WHSmith is “crowded” with “limited stock”, according to consumers. Image via Flickr

A consumer survey has named WH Smith the UK’s “worst retailer”, placing the chain store at the bottom of a list of 100 retailers. It’s the second year in a row that WH Smith has found itself at the bottom of the league.

The Bookseller reports that the consumer group Which? led the survey, and asked 12,500 people to rate the shops they had used in the last 12 months. Consumers had to score shops on price, their products and their customer service.

Customers complained that WH Smith stores were ‘crowded’ and that they had ‘limited stock’. These complaints seem paradoxical: the shops contain too much stuff, but also not enough. WH Smith specializes in a small range of products —namely newspapers and magazines, stationery, books and snacks—so it isn’t clear if those complaint refer to its limited product offering in this range, the facts that it runs out stock too quickly, or that it is crowded with useless products.

While WH Smith does a good job of stocking a huge range of magazines, many of them relating to niche hobbies and interests and rarely found elsewhere, its attitude to other products, such as books, is to pile them high and sell them cheap. Add to that its vast array of severely reduced sweets and chocolate, and you can see why customers could begin to feel crowded. But let’s not forget that WH Smith shops are often located in small retail units, and its USP isn’t to offer a delightful browsing experience, but to sell certain essentials cheaply.

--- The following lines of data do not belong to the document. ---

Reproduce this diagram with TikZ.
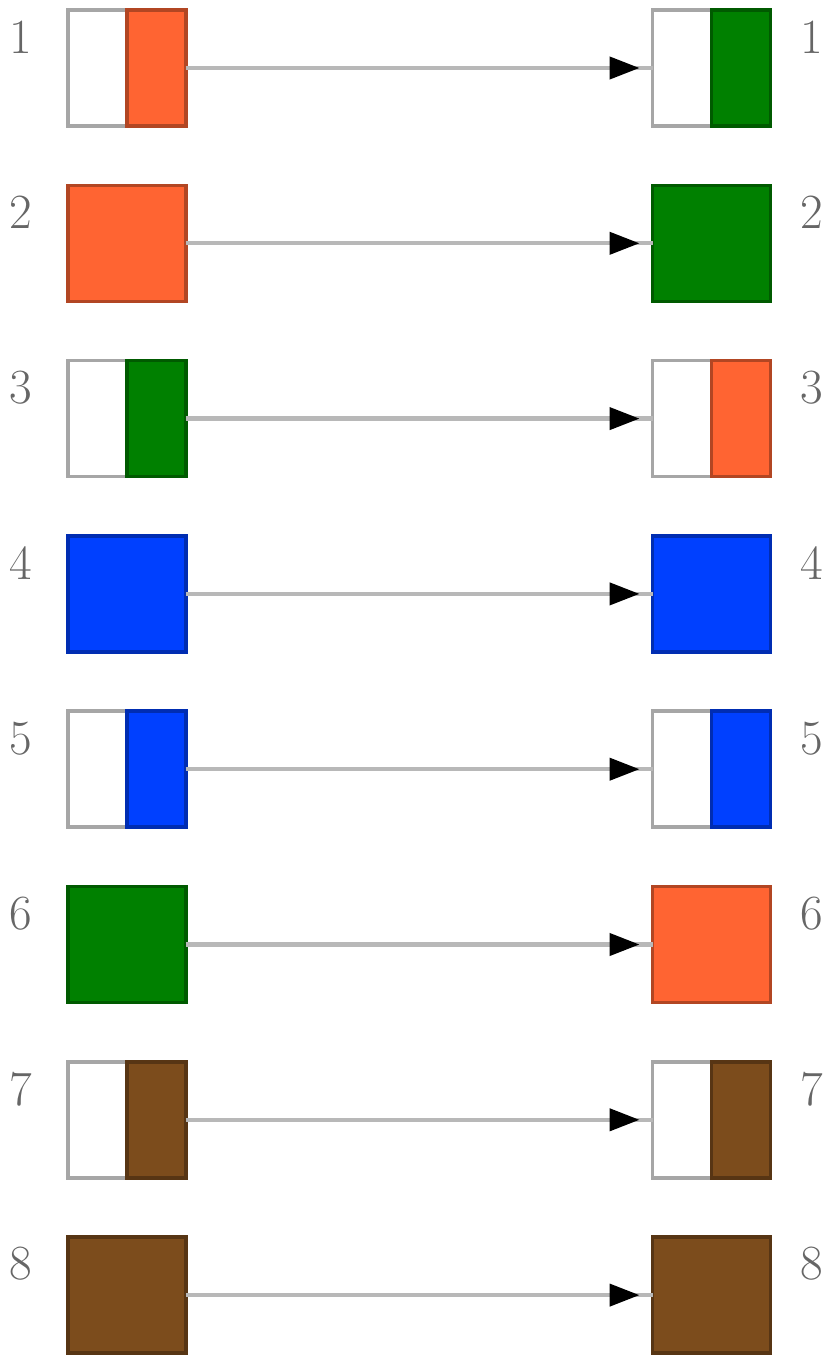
\documentclass[tikz,border=0pt]{standalone}
\usetikzlibrary{arrows.meta,calc}
\definecolor{pinorange}{RGB}{255,100,50}
\definecolor{pingreen}{RGB}{0,128,0}
\definecolor{pinblue}{RGB}{0,64,255}
\definecolor{pinbrown}{RGB}{124,76,28}

\begin{document}
\begin{tikzpicture}[x=0.02cm, y=-0.02cm,
    pin/.style={draw=black!35, fill=white, line width=2pt, minimum width=2.36cm,
                minimum height=2.32cm, inner sep=0pt, outer sep=0pt},
    wire/.style={black!28, line width=2.4pt},
    num/.style={font=\fontsize{28}{28}\selectfont, text=black!60}]
  \useasboundingbox (0,0) rectangle (827,1362);

  % pin / left colour / left split / right colour / right split
  \foreach \i/\lc/\lf/\rc/\rf in {
    1/pinorange/0.5/pingreen/0.5, 2/pinorange/0/pingreen/0,
    3/pingreen/0.5/pinorange/0.5, 4/pinblue/0/pinblue/0,
    5/pinblue/0.5/pinblue/0.5,    6/pingreen/0/pinorange/0,
    7/pinbrown/0.5/pinbrown/0.5,  8/pinbrown/0/pinbrown/0} {
    \pgfmathsetmacro{\yc}{68+(\i-1)*175.3}
    \node[pin] (l\i) at (127,\yc) {};
    \node[pin] (r\i) at (711.5,\yc) {};
    \draw[line width=2pt, fill=\lc, draw=\lc!70!black]
      ($(l\i.north west)!\lf!(l\i.north east)$) rectangle (l\i.south east);
    \draw[line width=2pt, fill=\rc, draw=\rc!70!black]
      ($(r\i.north west)!\rf!(r\i.north east)$) rectangle (r\i.south east);
    \node[num] (nl\i) at (21,\yc-31) {\i};
    \node[num] (nr\i) at (812,\yc-31) {\i};
    \draw[wire] (l\i.east) -- (r\i.west);
    \draw[wire, -{Triangle[color=black, length=0.6cm, width=0.44cm]}, shorten >=0.26cm]
      (l\i.east) -- (r\i.west);
  }
\end{tikzpicture}
\end{document}
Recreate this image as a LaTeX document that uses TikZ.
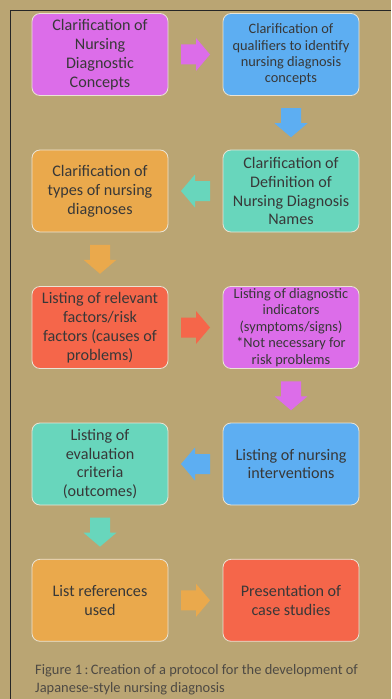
\documentclass[tikz,border=0pt]{standalone}
\usepackage{fontspec}
\setmainfont{Carlito}
\usetikzlibrary{calc}
\definecolor{bg}{HTML}{BAA573}
\definecolor{cmag}{HTML}{DC6DE9}
\definecolor{cblue}{HTML}{5DAEF2}
\definecolor{cteal}{HTML}{68D6BC}
\definecolor{corange}{HTML}{EAA94C}
\definecolor{cred}{HTML}{F5664A}
\definecolor{ctext}{HTML}{383838}
\definecolor{ccap}{HTML}{4E4A44}
\tikzset{
  box/.style={draw=white!70!bg, line width=0.8bp, rounded corners=8bp,
    minimum width=136bp, minimum height=82bp, inner sep=2bp,
    align=center, text=ctext, font=\fontsize{16.2}{19}\selectfont},
  small/.style={font=\fontsize{14.4}{16.4}\selectfont},
}
\newcommand{\blockarr}[3]{%
  \fill[#1, shift={(#2)}, rotate=#3] (-14.5,-10) -- (0.5,-10) -- (0.5,-16.5) -- (14.5,0)
     -- (0.5,16.5) -- (0.5,10) -- (-14.5,10) -- cycle;}
\begin{document}
\begin{tikzpicture}[x=1bp,y=-1bp]
\fill[bg] (0,0) rectangle (391,699);
\useasboundingbox (0,0) rectangle (391,699);
\draw[line width=1.2bp, black!85] (10.5,699) -- (10.5,10.5) -- (391,10.5);

\node[box, fill=cmag] (a1) at (100,54.5) {Clarification of\\Nursing\\Diagnostic\\Concepts};
\node[box, small, fill=cblue] (a2) at (291,54.5) {Clarification of\\qualifiers to identify\\nursing diagnosis\\concepts};
\node[box, fill=cteal] (b2) at (291,191) {Clarification of\\Definition of\\Nursing Diagnosis\\Names};
\node[box, fill=corange] (b1) at (100,191) {Clarification of\\types of nursing\\diagnoses};
\node[box, fill=cred] (c1) at (100,327.5) {Listing of relevant\\factors/risk\\factors (causes of\\problems)};
\node[box, small, fill=cmag] (c2) at (291,327.5) {Listing of diagnostic\\indicators\\(symptoms/signs)\\*Not necessary for\\risk problems};
\node[box, fill=cblue] (d2) at (291,464) {Listing of nursing\\interventions};
\node[box, fill=cteal] (d1) at (100,464) {Listing of\\evaluation\\criteria\\(outcomes)};
\node[box, fill=corange] (e1) at (100,600.3) {List references\\used};
\node[box, fill=cred] (e2) at (291,600.3) {Presentation of\\case studies};

\blockarr{cmag}{$(a1.east)!0.5!(a2.west)$}{0}
\blockarr{cblue}{$(a2.south)!0.5!(b2.north)$}{-90}
\blockarr{cteal}{$(b2.west)!0.5!(b1.east)$}{180}
\blockarr{corange}{$(b1.south)!0.5!(c1.north)$}{-90}
\blockarr{cred}{$(c1.east)!0.5!(c2.west)$}{0}
\blockarr{cmag}{$(c2.south)!0.5!(d2.north)$}{-90}
\blockarr{cblue}{$(d2.west)!0.5!(d1.east)$}{180}
\blockarr{cteal}{$(d1.south)!0.5!(e1.north)$}{-90}
\blockarr{corange}{$(e1.east)!0.5!(e2.west)$}{0}

\node[anchor=base west, align=left, text=ccap, inner sep=0pt,
  font=\fontsize{14.5}{18}\selectfont] (cap) at (35,692)
  {Figure 1\,:\,Creation of a protocol for the development of\\Japanese-style nursing diagnosis};
\end{tikzpicture}
\end{document}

A spokesperson speaking to The Bookseller defended the rating:

This exercise is very misleading as WH Smith does not fit into any of the survey categories, while products like newspapers and magazines are not those that customers would ‘recommend’ a retailer for. The 104 customers that commented on WH Smith in this survey are not reflective of the 12 million customers that visit our stores each week, where our own independent survey of over a thousand customers continues to rate us highly.

Meanwhile, Waterstones was celebrating after coming in joint fourth place with the department store John Lewis. According to The Bookseller, customers praised the national bookshop’s ‘comfortable’ environment and remarked that staff “always seem to go the extra mile”. This should make Waterstones m.d. James Daunt happy. He has spoken repeatedly about the bookshops as destination places, and spoke in February about the need for his bookshops to be “outstanding” in order for them to rival Amazon.

Daunt may also be pleased to be in joint place with John Lewis, who owns the high-end supermarket Waitrose. After he was appointed m.d. of Waterstones, he gave an interview to the Guardian in which he repeatedly praised Waitrose; more recently he told RetailWeek:

I shop in Waitrose, which is mad because it’s expensive. There’s a Sainsbury’s next door, and if I shop there it’s less expensive and I get the same food. So why do I shop in one and not the other? It’s nicer. I come out of there happier.

It’s clear he wants to create a similar experience in Waterstones, where quality and a welcoming environment trump low prices and heavy discounts. With such a good consumer rating, this approach seems to be working.

 

Zeljka Marosevic is the managing director of Melville House UK.